Raw records
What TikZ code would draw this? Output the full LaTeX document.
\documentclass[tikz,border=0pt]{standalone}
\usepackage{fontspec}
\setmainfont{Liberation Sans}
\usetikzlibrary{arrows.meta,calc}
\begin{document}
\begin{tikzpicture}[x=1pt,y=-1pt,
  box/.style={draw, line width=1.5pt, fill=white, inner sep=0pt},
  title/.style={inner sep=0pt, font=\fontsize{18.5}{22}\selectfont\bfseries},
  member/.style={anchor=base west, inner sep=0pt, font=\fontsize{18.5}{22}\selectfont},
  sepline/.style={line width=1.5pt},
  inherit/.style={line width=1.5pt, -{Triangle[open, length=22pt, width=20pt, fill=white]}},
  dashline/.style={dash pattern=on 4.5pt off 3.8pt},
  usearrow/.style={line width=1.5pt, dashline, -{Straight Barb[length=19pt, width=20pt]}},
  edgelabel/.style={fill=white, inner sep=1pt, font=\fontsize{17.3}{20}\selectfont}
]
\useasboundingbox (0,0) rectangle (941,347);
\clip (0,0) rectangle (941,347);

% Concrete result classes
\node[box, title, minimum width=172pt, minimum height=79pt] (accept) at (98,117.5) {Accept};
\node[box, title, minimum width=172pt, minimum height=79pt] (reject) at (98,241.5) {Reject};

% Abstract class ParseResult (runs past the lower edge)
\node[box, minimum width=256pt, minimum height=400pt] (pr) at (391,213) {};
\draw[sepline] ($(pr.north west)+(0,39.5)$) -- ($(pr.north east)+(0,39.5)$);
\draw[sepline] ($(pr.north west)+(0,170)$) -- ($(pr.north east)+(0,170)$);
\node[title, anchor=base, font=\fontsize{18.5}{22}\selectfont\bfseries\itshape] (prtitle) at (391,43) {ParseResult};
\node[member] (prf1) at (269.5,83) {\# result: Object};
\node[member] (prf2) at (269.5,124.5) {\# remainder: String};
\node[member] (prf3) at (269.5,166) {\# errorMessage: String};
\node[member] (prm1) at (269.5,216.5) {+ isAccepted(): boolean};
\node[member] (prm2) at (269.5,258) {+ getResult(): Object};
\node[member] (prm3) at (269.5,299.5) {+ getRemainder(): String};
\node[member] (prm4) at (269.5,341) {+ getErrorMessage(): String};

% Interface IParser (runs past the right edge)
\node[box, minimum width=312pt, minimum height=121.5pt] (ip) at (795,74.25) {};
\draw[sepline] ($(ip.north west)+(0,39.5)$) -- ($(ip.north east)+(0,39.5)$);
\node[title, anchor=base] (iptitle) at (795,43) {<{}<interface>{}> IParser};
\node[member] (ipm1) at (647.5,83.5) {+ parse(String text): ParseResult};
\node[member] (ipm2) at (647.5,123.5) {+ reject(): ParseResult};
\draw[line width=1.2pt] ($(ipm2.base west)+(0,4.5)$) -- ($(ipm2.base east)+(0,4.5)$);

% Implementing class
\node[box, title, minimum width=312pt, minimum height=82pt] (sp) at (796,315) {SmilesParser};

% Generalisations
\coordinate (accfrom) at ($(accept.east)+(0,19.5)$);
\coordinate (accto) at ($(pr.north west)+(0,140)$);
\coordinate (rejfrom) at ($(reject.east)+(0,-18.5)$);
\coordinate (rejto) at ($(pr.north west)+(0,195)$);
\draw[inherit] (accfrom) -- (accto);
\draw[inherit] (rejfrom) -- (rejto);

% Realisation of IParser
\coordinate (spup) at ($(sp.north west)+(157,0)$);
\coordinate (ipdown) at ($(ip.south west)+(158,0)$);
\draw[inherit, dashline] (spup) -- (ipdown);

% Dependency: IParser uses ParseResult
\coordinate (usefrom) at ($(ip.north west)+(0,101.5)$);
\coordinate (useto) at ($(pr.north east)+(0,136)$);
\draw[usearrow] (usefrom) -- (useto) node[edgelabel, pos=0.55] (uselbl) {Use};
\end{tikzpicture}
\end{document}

--

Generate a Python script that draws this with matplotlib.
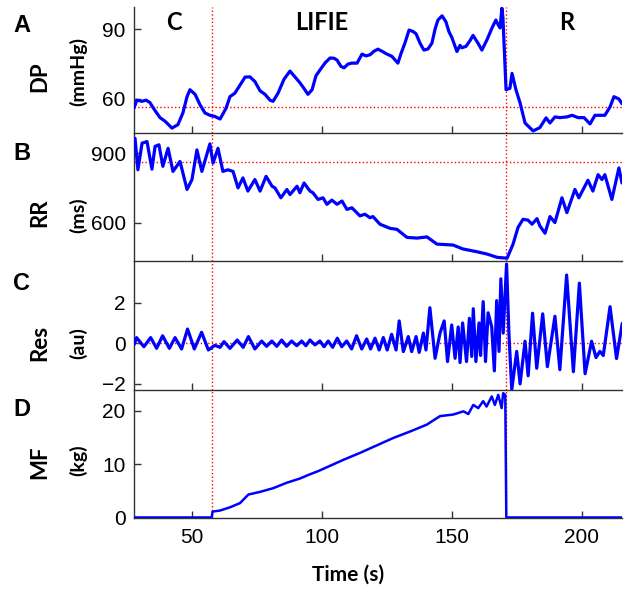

Instructions for the task
Set down, exactly and alone, the run of lines from the line that has "What TikZ code" to the line that has "minimum height=79pt] (reject)".

Exercise answer
What TikZ code would draw this? Output the full LaTeX document.
\documentclass[tikz,border=0pt]{standalone}
\usepackage{fontspec}
\setmainfont{Liberation Sans}
\usetikzlibrary{arrows.meta,calc}
\begin{document}
\begin{tikzpicture}[x=1pt,y=-1pt,
  box/.style={draw, line width=1.5pt, fill=white, inner sep=0pt},
  title/.style={inner sep=0pt, font=\fontsize{18.5}{22}\selectfont\bfseries},
  member/.style={anchor=base west, inner sep=0pt, font=\fontsize{18.5}{22}\selectfont},
  sepline/.style={line width=1.5pt},
  inherit/.style={line width=1.5pt, -{Triangle[open, length=22pt, width=20pt, fill=white]}},
  dashline/.style={dash pattern=on 4.5pt off 3.8pt},
  usearrow/.style={line width=1.5pt, dashline, -{Straight Barb[length=19pt, width=20pt]}},
  edgelabel/.style={fill=white, inner sep=1pt, font=\fontsize{17.3}{20}\selectfont}
]
\useasboundingbox (0,0) rectangle (941,347);
\clip (0,0) rectangle (941,347);

% Concrete result classes
\node[box, title, minimum width=172pt, minimum height=79pt] (accept) at (98,117.5) {Accept};
\node[box, title, minimum width=172pt, minimum height=79pt] (reject) at (98,241.5) {Reject};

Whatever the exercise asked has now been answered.